With the newest Marvel-blockbuster coming to theaters this past weekend, “Black Panther” elevates the brand to new heights with refreshing characters, plots, costume design, locations, soundtrack and culture.

Clawing its way to the top of the box office this past weekend, “Black Panther” allows viewers to buy into the idea that Marvel movies can work as effective vehicles hard-hitting, relevant messages while also providing entertaining superhero fun.

The story begins unfolding as T’Challa (Chadwick Boseman) must ceremoniously earn his kingship to Wakanda following the recent passing of his father. Once receiving the crown, a lot of responsibility is placed on him to make burdensome decisions that will affect the community and people for years to come. As the story progresses, T’Challa learns more about some potentially regrettable decisions made by his father which result in what he calls “a monster of our own making.”

Erik Killmonger (Michael B. Jordan) is also struggling to gain the throne and bring his controversial ideologies to the leadership of Wakanda, raising interesting questions about how to effectively interact with other nations.
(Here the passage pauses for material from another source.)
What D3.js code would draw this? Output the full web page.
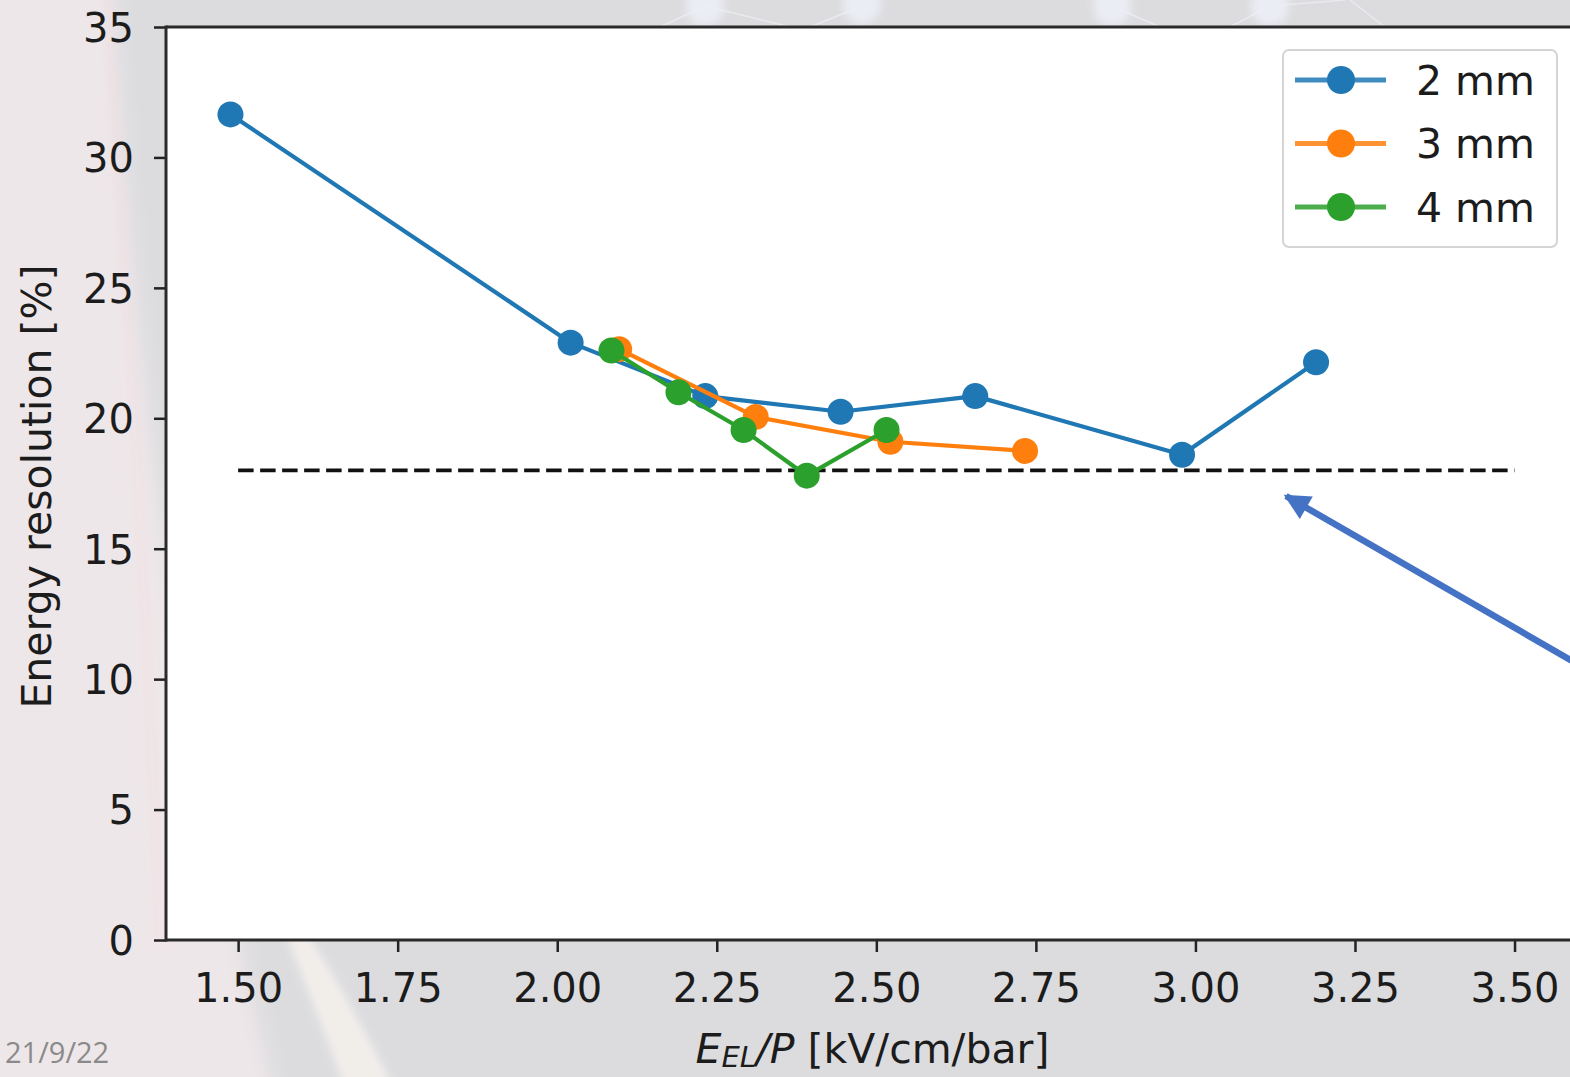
<!DOCTYPE html>
<html>
<head>
<meta charset="utf-8">
<script src="https://cdn.jsdelivr.net/npm/d3@7"></script>
<style>
  html, body { margin: 0; padding: 0; background: #dedde0; }
  svg { display: block; }
</style>
</head>
<body>
<svg id="chart" width="1570" height="1077"></svg>
<script>
// Energy resolution versus reduced EL field, one series per EL gap
const seriesNames = ["2 mm", "3 mm", "4 mm"];
const seriesColors = ["#1f77b4", "#ff7f0e", "#2ca02c"];

const field2mm = [1.488, 2.021, 2.232, 2.444, 2.655, 2.979, 3.189];
const res2mm   = [31.65, 22.9, 20.85, 20.25, 20.85, 18.6, 22.15];

const field3mm = [2.097, 2.311, 2.522, 2.733];
const res3mm   = [22.65, 20.05, 19.1, 18.75];

const field4mm = [2.085, 2.19, 2.292, 2.391, 2.516];
const res4mm   = [22.6, 21.0, 19.55, 17.8, 19.55];

// Reference level drawn as a dashed line
const refLevel = 18;
const refRange = [1.5, 3.5];

const xTicks = [1.50, 1.75, 2.00, 2.25, 2.50, 2.75, 3.00, 3.25, 3.50];
const yTicks = [0, 5, 10, 15, 20, 25, 30, 35];
const xDomain = [1.387, 3.601];
const yDomain = [0, 35];

const footerDate = "21/9/22";

const W = 1570, H = 1077;
const plot = { left: 166, right: 1579, top: 27, bottom: 940 };

const svg = d3.select("#chart");
const defs = svg.append("defs");

// ---- slide background ----
svg.append("rect").attr("width", W).attr("height", H).attr("fill", "#dcdcdf");

const soft = defs.append("filter").attr("id", "soft")
  .attr("x", "-20%").attr("y", "-20%").attr("width", "140%").attr("height", "140%");
soft.append("feGaussianBlur").attr("stdDeviation", 10);
const softer = defs.append("filter").attr("id", "softer")
  .attr("x", "-20%").attr("y", "-20%").attr("width", "140%").attr("height", "140%");
softer.append("feGaussianBlur").attr("stdDeviation", 4);

// pale rose panel on the left of the slide template
svg.append("path")
  .attr("d", "M-40,-40 L112,-40 C122,250 170,700 282,1120 L-40,1120 Z")
  .attr("fill", "#eee7e9").attr("filter", "url(#soft)");
// light swoosh along its edge
svg.append("path")
  .attr("d", "M285,930 C300,975 325,1030 345,1090 L395,1090 C370,1040 335,975 305,930 Z")
  .attr("fill", "#f4f0ec").attr("opacity", 0.9).attr("filter", "url(#softer)");
svg.append("path")
  .attr("d", "M108,0 C120,200 138,420 160,940")
  .attr("fill", "none").attr("stroke", "#f3dde0").attr("stroke-width", 5)
  .attr("opacity", 0.7).attr("filter", "url(#softer)");

// faint molecule motif near the top edge
const blobs = [[705, 6], [862, 4], [1112, 6], [1270, 6]];
const links = [[705, 6, 660, 27], [705, 6, 790, 27], [862, 6, 810, 27], [1112, 6, 1160, 27], [1270, 6, 1230, 27], [1270, 6, 1345, 0], [1350, 0, 1385, 27]];
svg.append("g").selectAll("line").data(links).join("line")
  .attr("x1", d => d[0]).attr("y1", d => d[1]).attr("x2", d => d[2]).attr("y2", d => d[3])
  .attr("stroke", "#eceef4").attr("stroke-width", 1.5).attr("opacity", 0.8);
svg.append("g").selectAll("ellipse").data(blobs).join("ellipse")
  .attr("cx", d => d[0]).attr("cy", d => d[1]).attr("rx", 19).attr("ry", 20)
  .attr("fill", "#eef0f8").attr("opacity", 0.85).attr("filter", "url(#softer)");

// ---- scales ----
const x = d3.scaleLinear().domain(xDomain).range([plot.left, plot.right]);
const y = d3.scaleLinear().domain(yDomain).range([plot.bottom, plot.top]);

// plot area
svg.append("rect")
  .attr("x", plot.left).attr("y", plot.top)
  .attr("width", plot.right - plot.left).attr("height", plot.bottom - plot.top)
  .attr("fill", "#ffffff");

defs.append("clipPath").attr("id", "plotClip").append("rect")
  .attr("x", plot.left).attr("y", plot.top)
  .attr("width", plot.right - plot.left).attr("height", plot.bottom - plot.top);

const font = "'DejaVu Sans', sans-serif";
const tickSize = 40;

// ---- axes ----
const xAxis = d3.axisBottom(x).tickValues(xTicks).tickFormat(d3.format(".2f"))
  .tickSizeInner(12).tickSizeOuter(0).tickPadding(20);
const gx = svg.append("g").attr("transform", `translate(0,${plot.bottom})`).call(xAxis);
gx.select(".domain").remove();
gx.selectAll(".tick line").attr("stroke", "#222").attr("stroke-width", 2.5);
gx.selectAll(".tick text").attr("font-family", font).attr("font-size", tickSize)
  .attr("fill", "#1c1c1c").attr("dy", "0.74em");

const yAxis = d3.axisLeft(y).tickValues(yTicks).tickFormat(d3.format("d"))
  .tickSizeInner(12).tickSizeOuter(0).tickPadding(20);
const gy = svg.append("g").attr("transform", `translate(${plot.left},0)`).call(yAxis);
gy.select(".domain").remove();
gy.selectAll(".tick line").attr("stroke", "#222").attr("stroke-width", 2.5);
gy.selectAll(".tick text").attr("font-family", font).attr("font-size", tickSize)
  .attr("fill", "#1c1c1c").attr("dy", "0.36em");

// spines
const spine = svg.append("g").attr("stroke", "#2a2a2a").attr("stroke-width", 3).attr("fill", "none");
spine.append("line").attr("x1", plot.left).attr("x2", plot.left).attr("y1", plot.top - 1.5).attr("y2", plot.bottom + 1.5);
spine.append("line").attr("x1", plot.left).attr("x2", plot.right).attr("y1", plot.top).attr("y2", plot.top);
spine.append("line").attr("x1", plot.left).attr("x2", plot.right).attr("y1", plot.bottom).attr("y2", plot.bottom);
spine.append("line").attr("x1", plot.right).attr("x2", plot.right).attr("y1", plot.top).attr("y2", plot.bottom);

// axis titles
svg.append("text")
  .attr("transform", `translate(51,${(plot.top + plot.bottom) / 2 + 3}) rotate(-90)`)
  .attr("text-anchor", "middle")
  .attr("font-family", font).attr("font-size", 41).attr("fill", "#1c1c1c")
  .text("Energy resolution [%]");

const xl = svg.append("text")
  .attr("x", (plot.left + plot.right) / 2).attr("y", 1063)
  .attr("text-anchor", "middle")
  .attr("font-family", font).attr("font-size", 41).attr("fill", "#1c1c1c");
xl.append("tspan").attr("font-style", "italic").text("E");
xl.append("tspan").attr("font-style", "italic").attr("font-size", 29).attr("dy", 4).text("EL");
xl.append("tspan").attr("font-style", "italic").attr("dy", -4).text("/P");
xl.append("tspan").text(" [kV/cm/bar]");

// ---- data ----
const plotG = svg.append("g").attr("clip-path", "url(#plotClip)");

// dashed reference line
plotG.append("line")
  .attr("x1", x(refRange[0])).attr("x2", x(refRange[1]))
  .attr("y1", y(refLevel)).attr("y2", y(refLevel))
  .attr("stroke", "#111").attr("stroke-width", 3.8)
  .attr("stroke-dasharray", "15.5,6.5");

const series = [
  { name: seriesNames[0], color: seriesColors[0], xs: field2mm, ys: res2mm },
  { name: seriesNames[1], color: seriesColors[1], xs: field3mm, ys: res3mm },
  { name: seriesNames[2], color: seriesColors[2], xs: field4mm, ys: res4mm }
];

const line = d3.line().x(d => x(d[0])).y(d => y(d[1]));
series.forEach(s => {
  const pts = s.xs.map((v, i) => [v, s.ys[i]]);
  const g = plotG.append("g");
  g.append("path").attr("d", line(pts)).attr("fill", "none")
    .attr("stroke", s.color).attr("stroke-width", 4.2).attr("stroke-linejoin", "round");
  g.selectAll("circle").data(pts).join("circle")
    .attr("cx", d => x(d[0])).attr("cy", d => y(d[1])).attr("r", 13)
    .attr("fill", s.color);
});

// ---- legend ----
const lg = svg.append("g").attr("transform", "translate(1283,50)");
lg.append("rect").attr("width", 274).attr("height", 197).attr("rx", 6)
  .attr("fill", "#ffffff").attr("fill-opacity", 0.85)
  .attr("stroke", "#d4d4d4").attr("stroke-width", 2);
series.forEach((s, i) => {
  const cy = 30 + i * 63.5;
  lg.append("line").attr("x1", 12).attr("x2", 103).attr("y1", cy).attr("y2", cy)
    .attr("stroke", s.color).attr("stroke-width", 5).attr("opacity", 0.85);
  lg.append("circle").attr("cx", 58).attr("cy", cy).attr("r", 14).attr("fill", s.color);
  lg.append("text").attr("x", 133).attr("y", cy).attr("dy", "0.36em")
    .attr("font-family", font).attr("font-size", 41).attr("fill", "#1c1c1c")
    .text(s.name);
});

// ---- annotation arrow pointing at the reference line ----
defs.append("marker").attr("id", "arrowHead")
  .attr("viewBox", "0 0 10 10").attr("refX", 9).attr("refY", 5)
  .attr("markerUnits", "userSpaceOnUse")
  .attr("markerWidth", 28).attr("markerHeight", 26).attr("orient", "auto")
  .append("path").attr("d", "M0,0 L10,5 L0,10 Z").attr("fill", "#4472c4");
svg.append("line")
  .attr("x1", 1600).attr("y1", 677)
  .attr("x2", 1286).attr("y2", 496)
  .attr("stroke", "#4472c4").attr("stroke-width", 6.5)
  .attr("marker-end", "url(#arrowHead)");

// ---- slide footer ----
svg.append("text").attr("x", 5).attr("y", 1063)
  .attr("font-family", "'Open Sans', 'Liberation Sans', sans-serif")
  .attr("font-size", 29).attr("fill", "#8a8a8a")
  .text(footerDate);
</script>
</body>
</html>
Stepping away from cameos and collaborations, director Ryan Coogler presents a relatively Wakanda-local tale existing almost in a vacuum from most other Marvel films. Working to familiarize the audience with the traditions and people of Wakanda, Coogler establishes a dark mood and plot involving deceit and death that the characters are constantly struggling and working to resolve throughout the runtime of the film.
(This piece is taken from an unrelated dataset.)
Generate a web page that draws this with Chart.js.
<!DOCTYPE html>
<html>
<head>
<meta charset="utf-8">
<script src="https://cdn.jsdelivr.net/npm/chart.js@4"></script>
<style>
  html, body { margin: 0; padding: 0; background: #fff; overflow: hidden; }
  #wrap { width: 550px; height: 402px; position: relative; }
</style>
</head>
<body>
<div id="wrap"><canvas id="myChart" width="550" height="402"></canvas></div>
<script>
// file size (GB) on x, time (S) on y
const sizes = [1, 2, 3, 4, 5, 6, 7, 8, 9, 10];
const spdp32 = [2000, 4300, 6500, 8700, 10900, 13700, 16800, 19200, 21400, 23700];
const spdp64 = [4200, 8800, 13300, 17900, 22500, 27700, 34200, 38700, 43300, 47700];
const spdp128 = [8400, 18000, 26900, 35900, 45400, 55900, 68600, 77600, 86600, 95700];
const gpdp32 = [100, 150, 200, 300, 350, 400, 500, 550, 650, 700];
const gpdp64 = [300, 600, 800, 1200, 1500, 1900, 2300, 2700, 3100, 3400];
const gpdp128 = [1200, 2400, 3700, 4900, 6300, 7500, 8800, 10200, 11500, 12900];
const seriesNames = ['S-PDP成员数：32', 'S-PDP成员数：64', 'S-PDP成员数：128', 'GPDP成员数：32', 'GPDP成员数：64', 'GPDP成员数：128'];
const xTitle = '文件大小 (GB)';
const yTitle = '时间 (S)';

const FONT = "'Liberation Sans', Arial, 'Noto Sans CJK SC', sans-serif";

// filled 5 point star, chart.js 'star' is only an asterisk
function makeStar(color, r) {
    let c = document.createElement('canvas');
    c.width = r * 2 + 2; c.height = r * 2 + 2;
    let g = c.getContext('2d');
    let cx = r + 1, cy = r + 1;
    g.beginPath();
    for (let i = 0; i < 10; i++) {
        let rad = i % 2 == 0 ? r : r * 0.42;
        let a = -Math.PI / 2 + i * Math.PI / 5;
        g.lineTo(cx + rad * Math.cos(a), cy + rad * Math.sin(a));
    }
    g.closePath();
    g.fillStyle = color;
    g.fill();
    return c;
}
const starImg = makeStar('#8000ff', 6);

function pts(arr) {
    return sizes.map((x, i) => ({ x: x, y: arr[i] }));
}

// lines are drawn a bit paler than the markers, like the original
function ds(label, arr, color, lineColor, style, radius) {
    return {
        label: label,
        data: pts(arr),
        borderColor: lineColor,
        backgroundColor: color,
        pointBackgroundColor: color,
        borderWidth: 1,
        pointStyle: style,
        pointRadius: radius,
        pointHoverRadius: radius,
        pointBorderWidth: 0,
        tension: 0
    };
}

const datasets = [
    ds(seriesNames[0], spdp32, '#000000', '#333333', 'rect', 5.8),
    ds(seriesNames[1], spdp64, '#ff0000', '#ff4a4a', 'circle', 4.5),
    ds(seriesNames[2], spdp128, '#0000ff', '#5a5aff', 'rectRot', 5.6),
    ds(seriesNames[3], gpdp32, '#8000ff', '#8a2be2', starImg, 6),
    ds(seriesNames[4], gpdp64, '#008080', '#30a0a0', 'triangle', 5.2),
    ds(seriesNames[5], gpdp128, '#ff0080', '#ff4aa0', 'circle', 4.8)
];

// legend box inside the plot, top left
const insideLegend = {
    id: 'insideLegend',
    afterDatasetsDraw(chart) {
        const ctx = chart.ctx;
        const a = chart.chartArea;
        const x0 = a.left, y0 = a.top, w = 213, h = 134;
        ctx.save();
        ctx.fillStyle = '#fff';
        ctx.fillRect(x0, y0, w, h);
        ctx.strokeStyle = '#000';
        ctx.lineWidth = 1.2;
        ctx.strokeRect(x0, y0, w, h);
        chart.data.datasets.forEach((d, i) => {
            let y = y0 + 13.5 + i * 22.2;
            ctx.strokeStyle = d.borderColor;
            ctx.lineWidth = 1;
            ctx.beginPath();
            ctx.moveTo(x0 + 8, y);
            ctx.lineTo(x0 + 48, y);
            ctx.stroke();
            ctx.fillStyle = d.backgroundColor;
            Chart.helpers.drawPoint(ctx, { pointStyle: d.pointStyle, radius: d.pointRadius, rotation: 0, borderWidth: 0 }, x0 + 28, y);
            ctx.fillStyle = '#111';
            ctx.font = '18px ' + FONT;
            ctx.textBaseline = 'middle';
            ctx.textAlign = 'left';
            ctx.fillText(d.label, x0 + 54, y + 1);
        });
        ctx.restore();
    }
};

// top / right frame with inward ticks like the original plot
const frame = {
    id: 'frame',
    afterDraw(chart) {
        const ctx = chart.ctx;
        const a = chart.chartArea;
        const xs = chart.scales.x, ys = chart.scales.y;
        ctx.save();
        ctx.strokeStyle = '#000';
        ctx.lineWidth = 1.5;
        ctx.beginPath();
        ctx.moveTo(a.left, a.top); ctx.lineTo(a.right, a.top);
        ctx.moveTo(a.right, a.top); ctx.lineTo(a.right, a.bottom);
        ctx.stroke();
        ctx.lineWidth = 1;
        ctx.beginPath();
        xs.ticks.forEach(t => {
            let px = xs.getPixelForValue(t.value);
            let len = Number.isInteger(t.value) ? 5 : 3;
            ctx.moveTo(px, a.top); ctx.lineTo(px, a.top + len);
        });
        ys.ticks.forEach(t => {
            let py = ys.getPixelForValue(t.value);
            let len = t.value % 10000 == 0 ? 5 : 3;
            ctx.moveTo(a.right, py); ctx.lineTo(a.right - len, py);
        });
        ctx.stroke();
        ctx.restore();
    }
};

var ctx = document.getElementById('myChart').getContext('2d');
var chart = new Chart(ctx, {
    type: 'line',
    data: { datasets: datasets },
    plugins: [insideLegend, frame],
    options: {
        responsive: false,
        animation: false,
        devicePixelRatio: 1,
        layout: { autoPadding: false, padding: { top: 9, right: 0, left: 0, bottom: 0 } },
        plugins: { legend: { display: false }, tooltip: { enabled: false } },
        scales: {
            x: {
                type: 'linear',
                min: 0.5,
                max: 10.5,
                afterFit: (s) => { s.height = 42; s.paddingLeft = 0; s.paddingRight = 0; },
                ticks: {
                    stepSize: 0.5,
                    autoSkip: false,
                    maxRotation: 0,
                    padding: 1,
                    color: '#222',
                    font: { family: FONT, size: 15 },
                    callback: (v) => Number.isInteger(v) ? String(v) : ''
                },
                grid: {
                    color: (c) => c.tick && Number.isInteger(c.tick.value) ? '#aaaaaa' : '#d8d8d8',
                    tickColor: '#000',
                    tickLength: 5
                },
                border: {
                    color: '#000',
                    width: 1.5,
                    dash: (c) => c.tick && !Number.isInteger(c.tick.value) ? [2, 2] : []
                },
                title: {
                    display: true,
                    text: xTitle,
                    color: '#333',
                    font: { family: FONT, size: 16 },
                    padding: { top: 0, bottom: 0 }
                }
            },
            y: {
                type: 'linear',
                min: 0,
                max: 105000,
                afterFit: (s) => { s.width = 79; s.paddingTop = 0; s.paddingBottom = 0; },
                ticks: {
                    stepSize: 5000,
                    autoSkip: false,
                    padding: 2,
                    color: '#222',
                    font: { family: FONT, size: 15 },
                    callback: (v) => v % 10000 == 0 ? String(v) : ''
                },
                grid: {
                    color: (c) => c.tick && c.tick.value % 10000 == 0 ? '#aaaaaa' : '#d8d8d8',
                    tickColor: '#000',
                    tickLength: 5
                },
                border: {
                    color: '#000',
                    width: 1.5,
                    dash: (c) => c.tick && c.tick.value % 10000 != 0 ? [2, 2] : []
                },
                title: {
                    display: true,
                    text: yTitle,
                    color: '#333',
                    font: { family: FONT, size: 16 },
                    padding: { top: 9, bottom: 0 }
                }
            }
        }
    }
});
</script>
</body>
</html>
“Black Panther” also actively confronts issues based around foreign aid, immigration and international relations in a way that is unexpected yet important, especially in a modern superhero movie.

A noteworthy feature of the film is the dynamic cast in which new and old faces collide. The return of Chadwick Boseman playing the lead of T’Challa almost falls out of focus in comparison to the galvanized yet motivated performance by Michael B. Jordan. Letitia Wright, who plays T’Challa’s sister, also gives a comedic and confident portrayal of Shuri, and she nearly steals the screen almost every time she appears.
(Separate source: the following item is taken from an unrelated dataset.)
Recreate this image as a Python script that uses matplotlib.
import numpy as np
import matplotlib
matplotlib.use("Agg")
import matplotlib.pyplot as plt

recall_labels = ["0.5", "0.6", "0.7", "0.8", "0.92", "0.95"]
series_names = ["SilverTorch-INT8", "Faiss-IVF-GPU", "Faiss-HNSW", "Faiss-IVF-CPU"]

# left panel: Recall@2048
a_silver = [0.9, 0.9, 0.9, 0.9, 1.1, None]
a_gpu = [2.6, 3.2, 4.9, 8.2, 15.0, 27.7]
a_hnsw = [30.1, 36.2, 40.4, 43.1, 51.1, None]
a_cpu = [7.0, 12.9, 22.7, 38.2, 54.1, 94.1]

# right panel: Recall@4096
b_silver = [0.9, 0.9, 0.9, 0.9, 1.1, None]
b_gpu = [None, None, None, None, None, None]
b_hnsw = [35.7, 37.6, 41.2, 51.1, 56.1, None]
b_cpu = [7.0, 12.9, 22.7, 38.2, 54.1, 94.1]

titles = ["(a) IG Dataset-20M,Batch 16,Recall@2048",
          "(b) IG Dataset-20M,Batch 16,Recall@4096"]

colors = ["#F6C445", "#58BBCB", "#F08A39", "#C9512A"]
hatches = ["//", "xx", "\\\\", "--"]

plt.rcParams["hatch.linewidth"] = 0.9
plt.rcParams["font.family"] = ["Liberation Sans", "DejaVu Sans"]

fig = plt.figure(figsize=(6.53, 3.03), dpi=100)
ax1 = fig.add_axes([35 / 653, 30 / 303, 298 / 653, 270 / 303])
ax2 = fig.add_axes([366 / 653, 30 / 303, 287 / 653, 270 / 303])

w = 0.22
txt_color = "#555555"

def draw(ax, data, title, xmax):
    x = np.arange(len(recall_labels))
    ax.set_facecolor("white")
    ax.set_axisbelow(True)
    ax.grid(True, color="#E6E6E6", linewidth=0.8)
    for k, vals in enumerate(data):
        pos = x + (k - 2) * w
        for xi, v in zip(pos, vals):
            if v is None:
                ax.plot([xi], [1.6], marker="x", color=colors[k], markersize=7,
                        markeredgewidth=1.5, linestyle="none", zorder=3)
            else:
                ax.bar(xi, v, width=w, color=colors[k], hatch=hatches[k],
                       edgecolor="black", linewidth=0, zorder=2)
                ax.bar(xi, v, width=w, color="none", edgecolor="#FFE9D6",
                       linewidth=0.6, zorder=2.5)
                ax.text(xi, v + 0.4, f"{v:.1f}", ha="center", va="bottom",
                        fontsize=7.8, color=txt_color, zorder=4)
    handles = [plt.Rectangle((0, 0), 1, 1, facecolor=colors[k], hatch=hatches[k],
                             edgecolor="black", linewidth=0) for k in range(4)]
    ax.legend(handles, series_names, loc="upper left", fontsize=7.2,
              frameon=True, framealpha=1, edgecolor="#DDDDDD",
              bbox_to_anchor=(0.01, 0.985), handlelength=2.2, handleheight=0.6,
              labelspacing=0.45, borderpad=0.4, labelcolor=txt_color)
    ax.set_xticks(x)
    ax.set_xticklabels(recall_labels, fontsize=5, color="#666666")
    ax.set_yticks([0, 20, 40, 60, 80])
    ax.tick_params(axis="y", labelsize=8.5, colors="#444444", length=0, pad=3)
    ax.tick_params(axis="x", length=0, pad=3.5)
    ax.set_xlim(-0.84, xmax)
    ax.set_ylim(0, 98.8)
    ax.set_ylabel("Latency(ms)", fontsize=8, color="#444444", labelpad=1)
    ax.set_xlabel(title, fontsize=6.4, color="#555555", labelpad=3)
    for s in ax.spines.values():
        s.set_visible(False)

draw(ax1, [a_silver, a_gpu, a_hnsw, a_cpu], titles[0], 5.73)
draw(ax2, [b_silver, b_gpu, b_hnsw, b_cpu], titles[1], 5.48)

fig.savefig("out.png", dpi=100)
Alongside these three are the fierce Wakandan bodyguards — the Dora Milaje — lead fearlessly by Okoye (Danai Gurira). She often shares screen time with the stubborn but empathetic Lupita Nyong’o (Nakia); as they’re both fighting to remove King Killmonger from the throne. Andy Serkis also delivers a notable interpretation of Ulysses Klaue in which only his arm falls victim to CGI.

In the words of Coogler during an NPR interview, audiences “want to see something fresh, they want to see something new, but also feels very real.” His movie gives viewers a new hero to strive to be like through failure and redemption alike.

Marvel repeatedly displays how these mythical superheroes can be grounded in realistic issues and carry heavy themes that most people can relate to on some level. The movie closes with powerful words from Erik Killmonger that should be contemplated and should inspire more movies in this genre to integrate and explore in their own screenplays.